Satyapriya sets himself the uphill task of upholding this ideal and living it in his day-to-day life. Having completed graduation just as India gains Independence, he gets employed in the government and sees himself as a vital part of India’s nation-building project — achieving a gradual disappearance of unemployment, corruption and black-marketing. He believes in the power of industrialisation, education and gainful employment for all. Hence, he cannot but feel repelled when he sees a subordinate taking a bribe; when he sees the use of substandard building material; when he sees workers not getting their living wage. His integrity is tested and he comes out unblemished every time.

Contrast Satyakam's Satyapriya with Upkar's Bhaarat, who views himself as a ‘Father India’ duty-bound to feed the nation. He is too besotted with the image of an ideal Bhaarat Maataa to have the scientific temper and scepticism of Satyapriya. He is shown — both in the fields and in the battlefields when he enrolls as a soldier — to be part of the establishment, being proud of his association with it, rather than as someone who can and would challenge the status quo. His vision of India is an ultra-romanticised one.

The real issues of the country — those that would require the filmmaker to look inward and struggle for reform through inquiry — get lost in Manoj Kumar’s quest to infuse a sense of pride in the character of Bhaarat. By extension, he seeks to make Indians proud of the legacy of a rich civilisation, while making its estranged neighbour aware of its follies. Jai Javaan, Jai Kisaan gets transmogrified into Bharat Mata Ki Jai. The image of the nation shown in the second half of the movie is the one the current regime seeks to valorise. Hence, possibly, its unadulterated appreciation for the figure of Mr. Bhaarat, whom it has sought to honour.

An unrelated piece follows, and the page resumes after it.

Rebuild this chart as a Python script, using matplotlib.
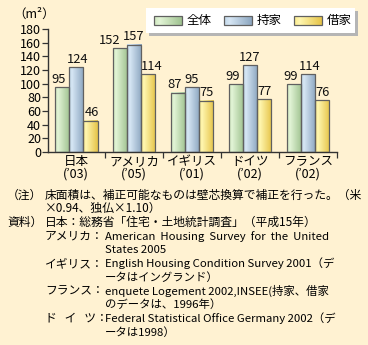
import numpy as np
import matplotlib
matplotlib.use("Agg")
import matplotlib.pyplot as plt
from matplotlib.colors import LinearSegmentedColormap
from matplotlib.patches import Rectangle

plt.rcParams["font.family"] = ["Noto Sans CJK JP", "DejaVu Sans"]

# ---------------------------------------------------------------------
# Data
# ---------------------------------------------------------------------
countries = ["日本", "アメリカ", "イギリス", "ドイツ", "フランス"]
years = ["’03", "’05", "’01", "’02", "’02"]
series = ["全体", "持家", "借家"]
total = [95, 152, 87, 99, 99]
owned = [124, 157, 95, 127, 114]
rented = [46, 114, 75, 77, 76]
yticks = [0, 20, 40, 60, 80, 100, 120, 140, 160, 180]

notes = [
    ("（注）", "床面積は、補正可能なものは壁芯換算で補正を行った。（米", None),
    (None, "×0.94、独仏×1.10）", None),
    ("資料）", "日本：総務省「住宅・土地統計調査」（平成15年）", None),
    (None, "アメリカ：", "American  Housing  Survey  for  the  United"),
    (None, None, "States 2005"),
    (None, "イギリス：", "English Housing Condition Survey 2001（デ"),
    (None, None, "ータはイングランド）"),
    (None, "フランス：", "enquete Logement 2002,INSEE(持家、借家"),
    (None, None, "のデータは、1996年）"),
    (None, "ド   イ   ツ：", "Federal Statistical Office Germany 2002（デ"),
    (None, None, "ータは1998）"),
]

BG = "#FFF2D2"
EDGE = "#606060"
GRADS = [
    ("#CFE8BF", "#E2F4D6", "#9FC290"),
    ("#C2D8EA", "#D6E6F4", "#8CA6C0"),
    ("#FCEB8C", "#FFF6B0", "#E6C448"),
]


def grad_cmap(cols):
    return LinearSegmentedColormap.from_list(
        "g", [(0.0, cols[0]), (0.2, cols[1]), (1.0, cols[2])])


GRAD = np.linspace(0, 1, 64).reshape(1, -1)

W, H = 368, 345
fig = plt.figure(figsize=(W / 100, H / 100), dpi=100, facecolor=BG)

# chart area in pixels: x 48..337, y 29..152 (from top)
ax = fig.add_axes([48 / W, 1 - 152 / H, 289 / W, 123 / H])
ax.set_facecolor("none")

x = np.arange(len(countries))
bw = 0.247
label_dx = [[-0.05, -0.17, -0.05, -0.05, -0.05],
            [0.03, 0.0, 0.0, 0.0, 0.03],
            [0.02, 0.06, 0.0, 0.0, 0.0]]
for k, vals in enumerate([total, owned, rented]):
    cmap = grad_cmap(GRADS[k])
    bars = ax.bar(x + (k - 1) * bw, vals, width=bw, facecolor="none",
                  edgecolor=EDGE, lw=0.9, zorder=3)
    for i, b in enumerate(bars):
        x0 = b.get_x()
        ax.imshow(GRAD, cmap=cmap, aspect="auto", zorder=2,
                  extent=[x0, x0 + b.get_width(), 0, b.get_height()])
        ax.text(x0 + b.get_width() / 2 + label_dx[k][i], b.get_height() + 2,
                str(vals[i]), ha="center", va="bottom", fontsize=9.3,
                color="#111111")

ax.set_xlim(-0.483, 4.5)
ax.set_ylim(0, 180)
ax.set_yticks(yticks)
ax.set_xticks(x)
ax.set_xticklabels([f"{c}\n({y})" for c, y in zip(countries, years)],
                   linespacing=0.95)
ax.set_xticks(x + 0.5, minor=True)
for s in ["top", "right"]:
    ax.spines[s].set_visible(False)
for s in ["left", "bottom"]:
    ax.spines[s].set_color("#333333")
    ax.spines[s].set_linewidth(1.0)
ax.tick_params(axis="y", length=4, width=0.9, pad=1, labelsize=9,
               color="#333333")
ax.tick_params(axis="x", which="major", length=0, pad=2, labelsize=9)
ax.tick_params(axis="x", which="minor", length=4, width=0.9, color="#333333")

# overlay in pixel coordinates for legend and notes
ov = fig.add_axes([0, 0, 1, 1])
ov.set_xlim(0, W)
ov.set_ylim(H, 0)
ov.axis("off")
ov.set_zorder(5)

ov.text(13, 14, "（m²）", fontsize=9, va="center", ha="left")

# legend box with shadow
ov.add_patch(Rectangle((149, 11), 209, 25, facecolor="#B5B5B5", lw=0))
ov.add_patch(Rectangle((146, 8), 209, 25, facecolor="white", lw=0))
leg_x = [154, 224, 294]
for k, name in enumerate(series):
    lx = leg_x[k]
    ov.imshow(GRAD, cmap=grad_cmap(GRADS[k]), aspect="auto", zorder=6,
              extent=[lx, lx + 28, 25, 16])
    ov.add_patch(Rectangle((lx, 16), 28, 9, facecolor="none",
                           edgecolor=EDGE, lw=0.9, zorder=7))
    ov.text(lx + 33, 20.5, name, fontsize=9, va="center", ha="left")

# notes
for i, (tag, head, tail) in enumerate(notes):
    yy = 195 + 13.7 * i
    if tag:
        ov.text(7, yy, tag, fontsize=8.5, va="center", ha="left")
    if head:
        ov.text(45, yy, head, fontsize=8.5, va="center", ha="left")
    if tail:
        ov.text(105, yy, tail, fontsize=8.2, va="center", ha="left")

fig.savefig("out.png", dpi=100, facecolor=BG)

Bhaarat is the perfect representation of the patriotic Indian male who fits in with the nationalist’s idea of India — someone who has faith in the glory of an imaginary monolithic past where the most peaceful bliss is to be found in the fields of tradition and meadows of culture.

So, does the figure of Satyapriya — with his scientific temper, spirit of inquiry and reform — represent the most ideal version of the Indian? Or is it the chest-thumping nationalist, Mr. Bhaarat?

This begs the question. Is there no better form of patriotism than one which is defined by collective conformity? Is there no truly individualistic patriotism?

Jai Arjun Singh, author of The World of Hrishikesh Mukherjee, calls Satyakam a largely “novelistic film”: “While Mr. Bhaarat always comes across as an ideal — the sort of figure that the unquestioningly patriotic Indian must aspire to be, a Son of the Soil where the Soil is inherently pure — Satyapriya always seems painfully human, conflicted, self-questioning even in his noblest moments.”

Here, he also talks of Mukul Kesavan’s essay from his collection The Ugliness of the Indian Male, where Kesavan says that if each individual in a nation makes himself the best possible human being, then the nation automatically becomes elevated and therefore deserving of respect because of the people in it. In contrast, Singh says, we are told that “India is inherently great, therefore we should all be proud of Her and proud of being Indians — and by extension, anyone who questions or dissents from this idea of greatness becomes a deshdrohi [traitior to the nation]. In that light, I’m sure there are many things that Satyapriya would say or do that would say or do that would qualify him to be an “anti-national”.”

Kesavan, who >wrote in an essay that “ Satyakam is at once the most rigorous examination of lived idealism in Hindi cinema and an elegy that mourns the death of republican innocence”, says: “ Satyakam represents the idea that apolitical individual virtue is the building block of nationalism.”

A student protester — being criticised of late for squandering his or her education in politicking — is, I feel, in a sense, an inheritor of the legacy of the likes of Satyapriya. As Kesavan points out, the dissenter in our nation espouses a political ideology of a particular kind, but he also espouses the path of truth, the tool of debate. In that regard, it is perhaps apt to acknowledge the student protester as a patriot like Satyapriya, as opposed to one in the mould of Mr. Bhaarat, whose rational faculties are always subordinated to the service of a mythical figure.